#### Recorded data
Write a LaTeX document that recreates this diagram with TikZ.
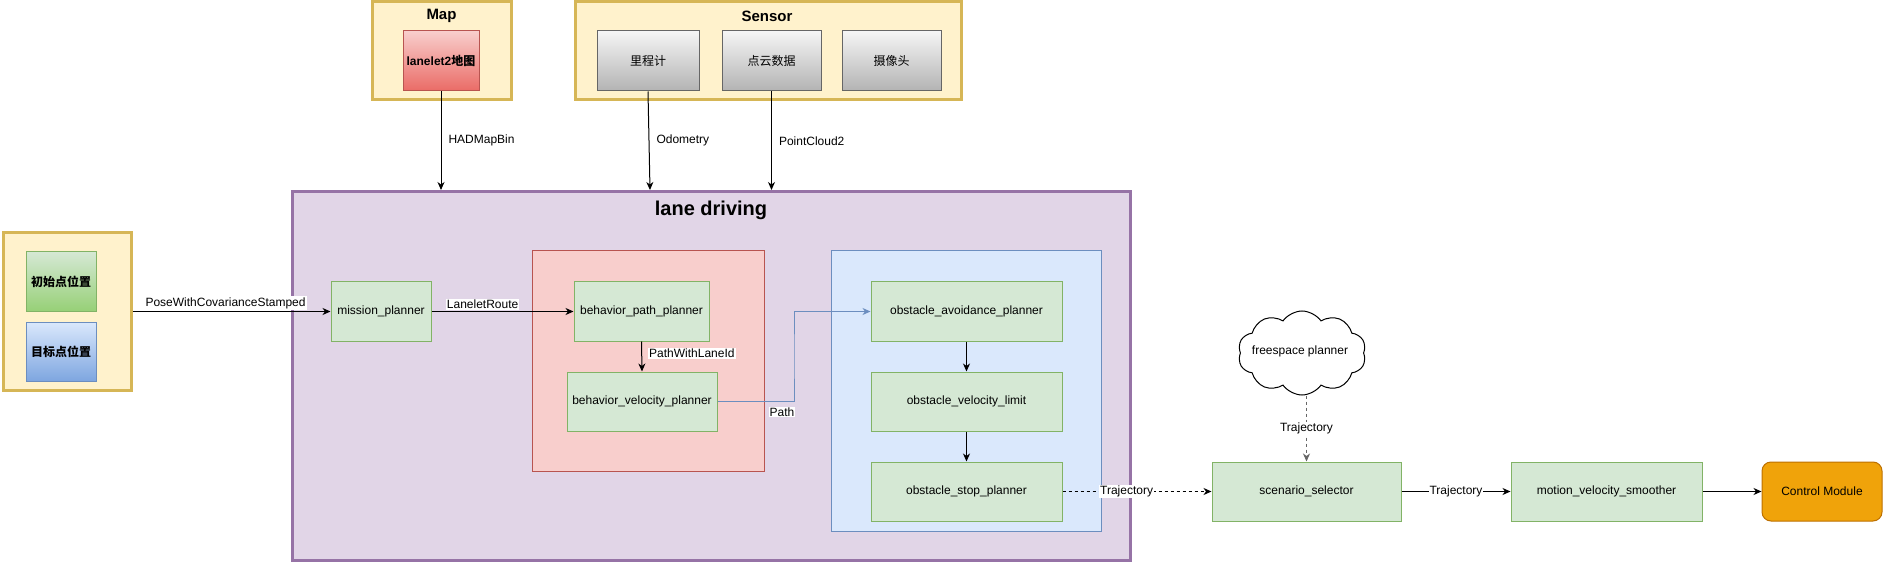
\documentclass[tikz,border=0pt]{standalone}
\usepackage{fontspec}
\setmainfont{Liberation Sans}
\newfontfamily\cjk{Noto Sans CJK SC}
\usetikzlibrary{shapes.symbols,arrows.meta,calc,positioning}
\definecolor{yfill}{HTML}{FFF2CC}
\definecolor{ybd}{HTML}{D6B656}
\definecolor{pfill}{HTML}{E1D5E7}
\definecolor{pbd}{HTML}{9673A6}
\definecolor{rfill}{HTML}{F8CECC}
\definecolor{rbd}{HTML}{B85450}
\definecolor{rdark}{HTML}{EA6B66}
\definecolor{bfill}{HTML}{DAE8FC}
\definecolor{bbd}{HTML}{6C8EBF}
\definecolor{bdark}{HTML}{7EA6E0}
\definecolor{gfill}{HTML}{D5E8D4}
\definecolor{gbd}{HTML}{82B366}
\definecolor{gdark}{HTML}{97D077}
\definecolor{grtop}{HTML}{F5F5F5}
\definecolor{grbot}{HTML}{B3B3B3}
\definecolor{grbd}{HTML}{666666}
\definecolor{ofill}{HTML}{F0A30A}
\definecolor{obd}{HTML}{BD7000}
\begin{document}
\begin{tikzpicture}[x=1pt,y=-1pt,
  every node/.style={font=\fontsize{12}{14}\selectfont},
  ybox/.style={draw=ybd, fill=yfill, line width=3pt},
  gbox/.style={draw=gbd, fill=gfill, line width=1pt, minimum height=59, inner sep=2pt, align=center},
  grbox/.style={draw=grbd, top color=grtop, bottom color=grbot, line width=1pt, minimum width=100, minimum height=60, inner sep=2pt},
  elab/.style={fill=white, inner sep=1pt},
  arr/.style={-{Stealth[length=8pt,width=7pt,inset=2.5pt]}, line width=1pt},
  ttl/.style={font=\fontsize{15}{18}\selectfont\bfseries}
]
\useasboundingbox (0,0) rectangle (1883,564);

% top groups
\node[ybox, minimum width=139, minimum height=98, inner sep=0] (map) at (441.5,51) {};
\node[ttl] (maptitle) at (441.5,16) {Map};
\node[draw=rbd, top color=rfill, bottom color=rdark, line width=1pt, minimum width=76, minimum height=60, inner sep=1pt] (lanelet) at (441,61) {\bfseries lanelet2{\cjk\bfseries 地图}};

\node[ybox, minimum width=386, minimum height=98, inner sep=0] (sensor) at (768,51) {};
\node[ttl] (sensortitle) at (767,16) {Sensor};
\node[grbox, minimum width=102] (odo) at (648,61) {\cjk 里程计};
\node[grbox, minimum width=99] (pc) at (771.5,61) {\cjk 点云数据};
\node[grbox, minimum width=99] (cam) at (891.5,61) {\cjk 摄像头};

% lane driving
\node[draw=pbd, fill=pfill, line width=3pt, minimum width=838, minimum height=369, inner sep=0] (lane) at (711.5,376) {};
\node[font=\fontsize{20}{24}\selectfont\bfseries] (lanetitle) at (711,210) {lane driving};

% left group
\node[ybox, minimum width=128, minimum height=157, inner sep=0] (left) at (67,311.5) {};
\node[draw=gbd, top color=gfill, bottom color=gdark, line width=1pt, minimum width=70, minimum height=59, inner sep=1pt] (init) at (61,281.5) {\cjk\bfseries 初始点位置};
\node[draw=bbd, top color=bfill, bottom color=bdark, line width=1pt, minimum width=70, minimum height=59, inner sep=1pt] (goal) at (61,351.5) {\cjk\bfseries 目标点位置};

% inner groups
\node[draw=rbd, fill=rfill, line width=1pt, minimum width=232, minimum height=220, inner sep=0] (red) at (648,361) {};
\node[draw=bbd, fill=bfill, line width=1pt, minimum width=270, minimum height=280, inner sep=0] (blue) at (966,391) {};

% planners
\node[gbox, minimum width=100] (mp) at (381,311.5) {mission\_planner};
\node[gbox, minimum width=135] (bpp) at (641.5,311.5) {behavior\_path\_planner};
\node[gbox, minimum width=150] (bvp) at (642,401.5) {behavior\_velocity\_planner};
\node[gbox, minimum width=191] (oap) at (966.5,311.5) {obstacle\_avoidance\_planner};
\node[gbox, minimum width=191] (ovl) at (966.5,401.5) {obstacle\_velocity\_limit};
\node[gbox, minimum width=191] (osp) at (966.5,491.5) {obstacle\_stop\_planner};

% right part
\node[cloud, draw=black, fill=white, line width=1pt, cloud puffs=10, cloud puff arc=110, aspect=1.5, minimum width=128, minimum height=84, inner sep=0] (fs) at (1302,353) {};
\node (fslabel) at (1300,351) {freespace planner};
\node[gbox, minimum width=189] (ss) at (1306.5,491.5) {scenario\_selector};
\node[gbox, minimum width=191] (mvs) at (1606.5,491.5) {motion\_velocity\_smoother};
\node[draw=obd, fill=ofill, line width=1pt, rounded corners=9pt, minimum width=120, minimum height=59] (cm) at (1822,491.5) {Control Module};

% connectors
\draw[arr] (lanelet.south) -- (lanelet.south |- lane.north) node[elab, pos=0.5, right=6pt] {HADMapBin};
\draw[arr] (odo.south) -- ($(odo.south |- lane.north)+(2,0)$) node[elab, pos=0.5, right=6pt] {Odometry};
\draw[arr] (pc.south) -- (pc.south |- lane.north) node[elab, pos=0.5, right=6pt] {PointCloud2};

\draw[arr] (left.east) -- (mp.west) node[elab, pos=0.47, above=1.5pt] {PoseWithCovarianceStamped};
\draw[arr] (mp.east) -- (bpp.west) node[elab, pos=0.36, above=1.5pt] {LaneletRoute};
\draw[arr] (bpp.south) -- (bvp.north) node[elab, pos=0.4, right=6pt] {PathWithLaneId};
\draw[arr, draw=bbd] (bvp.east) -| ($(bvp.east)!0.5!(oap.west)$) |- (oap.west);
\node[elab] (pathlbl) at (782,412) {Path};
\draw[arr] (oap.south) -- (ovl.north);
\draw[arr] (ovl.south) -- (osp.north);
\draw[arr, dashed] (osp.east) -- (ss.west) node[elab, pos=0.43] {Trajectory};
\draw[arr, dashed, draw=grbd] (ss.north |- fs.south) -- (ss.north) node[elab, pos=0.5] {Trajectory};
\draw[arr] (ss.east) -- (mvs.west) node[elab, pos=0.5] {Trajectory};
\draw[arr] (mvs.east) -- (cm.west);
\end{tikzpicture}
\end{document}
########
Short exercise: Repeat all of the data above word for word, minus the pictures.

Response to the task:
Write a LaTeX document that recreates this diagram with TikZ.
\documentclass[tikz,border=0pt]{standalone}
\usepackage{fontspec}
\setmainfont{Liberation Sans}
\newfontfamily\cjk{Noto Sans CJK SC}
\usetikzlibrary{shapes.symbols,arrows.meta,calc,positioning}
\definecolor{yfill}{HTML}{FFF2CC}
\definecolor{ybd}{HTML}{D6B656}
\definecolor{pfill}{HTML}{E1D5E7}
\definecolor{pbd}{HTML}{9673A6}
\definecolor{rfill}{HTML}{F8CECC}
\definecolor{rbd}{HTML}{B85450}
\definecolor{rdark}{HTML}{EA6B66}
\definecolor{bfill}{HTML}{DAE8FC}
\definecolor{bbd}{HTML}{6C8EBF}
\definecolor{bdark}{HTML}{7EA6E0}
\definecolor{gfill}{HTML}{D5E8D4}
\definecolor{gbd}{HTML}{82B366}
\definecolor{gdark}{HTML}{97D077}
\definecolor{grtop}{HTML}{F5F5F5}
\definecolor{grbot}{HTML}{B3B3B3}
\definecolor{grbd}{HTML}{666666}
\definecolor{ofill}{HTML}{F0A30A}
\definecolor{obd}{HTML}{BD7000}
\begin{document}
\begin{tikzpicture}[x=1pt,y=-1pt,
  every node/.style={font=\fontsize{12}{14}\selectfont},
  ybox/.style={draw=ybd, fill=yfill, line width=3pt},
  gbox/.style={draw=gbd, fill=gfill, line width=1pt, minimum height=59, inner sep=2pt, align=center},
  grbox/.style={draw=grbd, top color=grtop, bottom color=grbot, line width=1pt, minimum width=100, minimum height=60, inner sep=2pt},
  elab/.style={fill=white, inner sep=1pt},
  arr/.style={-{Stealth[length=8pt,width=7pt,inset=2.5pt]}, line width=1pt},
  ttl/.style={font=\fontsize{15}{18}\selectfont\bfseries}
]
\useasboundingbox (0,0) rectangle (1883,564);

% top groups
\node[ybox, minimum width=139, minimum height=98, inner sep=0] (map) at (441.5,51) {};
\node[ttl] (maptitle) at (441.5,16) {Map};
\node[draw=rbd, top color=rfill, bottom color=rdark, line width=1pt, minimum width=76, minimum height=60, inner sep=1pt] (lanelet) at (441,61) {\bfseries lanelet2{\cjk\bfseries 地图}};

\node[ybox, minimum width=386, minimum height=98, inner sep=0] (sensor) at (768,51) {};
\node[ttl] (sensortitle) at (767,16) {Sensor};
\node[grbox, minimum width=102] (odo) at (648,61) {\cjk 里程计};
\node[grbox, minimum width=99] (pc) at (771.5,61) {\cjk 点云数据};
\node[grbox, minimum width=99] (cam) at (891.5,61) {\cjk 摄像头};

% lane driving
\node[draw=pbd, fill=pfill, line width=3pt, minimum width=838, minimum height=369, inner sep=0] (lane) at (711.5,376) {};
\node[font=\fontsize{20}{24}\selectfont\bfseries] (lanetitle) at (711,210) {lane driving};

% left group
\node[ybox, minimum width=128, minimum height=157, inner sep=0] (left) at (67,311.5) {};
\node[draw=gbd, top color=gfill, bottom color=gdark, line width=1pt, minimum width=70, minimum height=59, inner sep=1pt] (init) at (61,281.5) {\cjk\bfseries 初始点位置};
\node[draw=bbd, top color=bfill, bottom color=bdark, line width=1pt, minimum width=70, minimum height=59, inner sep=1pt] (goal) at (61,351.5) {\cjk\bfseries 目标点位置};

% inner groups
\node[draw=rbd, fill=rfill, line width=1pt, minimum width=232, minimum height=220, inner sep=0] (red) at (648,361) {};
\node[draw=bbd, fill=bfill, line width=1pt, minimum width=270, minimum height=280, inner sep=0] (blue) at (966,391) {};

% planners
\node[gbox, minimum width=100] (mp) at (381,311.5) {mission\_planner};
\node[gbox, minimum width=135] (bpp) at (641.5,311.5) {behavior\_path\_planner};
\node[gbox, minimum width=150] (bvp) at (642,401.5) {behavior\_velocity\_planner};
\node[gbox, minimum width=191] (oap) at (966.5,311.5) {obstacle\_avoidance\_planner};
\node[gbox, minimum width=191] (ovl) at (966.5,401.5) {obstacle\_velocity\_limit};
\node[gbox, minimum width=191] (osp) at (966.5,491.5) {obstacle\_stop\_planner};

% right part
\node[cloud, draw=black, fill=white, line width=1pt, cloud puffs=10, cloud puff arc=110, aspect=1.5, minimum width=128, minimum height=84, inner sep=0] (fs) at (1302,353) {};
\node (fslabel) at (1300,351) {freespace planner};
\node[gbox, minimum width=189] (ss) at (1306.5,491.5) {scenario\_selector};
\node[gbox, minimum width=191] (mvs) at (1606.5,491.5) {motion\_velocity\_smoother};
\node[draw=obd, fill=ofill, line width=1pt, rounded corners=9pt, minimum width=120, minimum height=59] (cm) at (1822,491.5) {Control Module};

% connectors
\draw[arr] (lanelet.south) -- (lanelet.south |- lane.north) node[elab, pos=0.5, right=6pt] {HADMapBin};
\draw[arr] (odo.south) -- ($(odo.south |- lane.north)+(2,0)$) node[elab, pos=0.5, right=6pt] {Odometry};
\draw[arr] (pc.south) -- (pc.south |- lane.north) node[elab, pos=0.5, right=6pt] {PointCloud2};

\draw[arr] (left.east) -- (mp.west) node[elab, pos=0.47, above=1.5pt] {PoseWithCovarianceStamped};
\draw[arr] (mp.east) -- (bpp.west) node[elab, pos=0.36, above=1.5pt] {LaneletRoute};
\draw[arr] (bpp.south) -- (bvp.north) node[elab, pos=0.4, right=6pt] {PathWithLaneId};
\draw[arr, draw=bbd] (bvp.east) -| ($(bvp.east)!0.5!(oap.west)$) |- (oap.west);
\node[elab] (pathlbl) at (782,412) {Path};
\draw[arr] (oap.south) -- (ovl.north);
\draw[arr] (ovl.south) -- (osp.north);
\draw[arr, dashed] (osp.east) -- (ss.west) node[elab, pos=0.43] {Trajectory};
\draw[arr, dashed, draw=grbd] (ss.north |- fs.south) -- (ss.north) node[elab, pos=0.5] {Trajectory};
\draw[arr] (ss.east) -- (mvs.west) node[elab, pos=0.5] {Trajectory};
\draw[arr] (mvs.east) -- (cm.west);
\end{tikzpicture}
\end{document}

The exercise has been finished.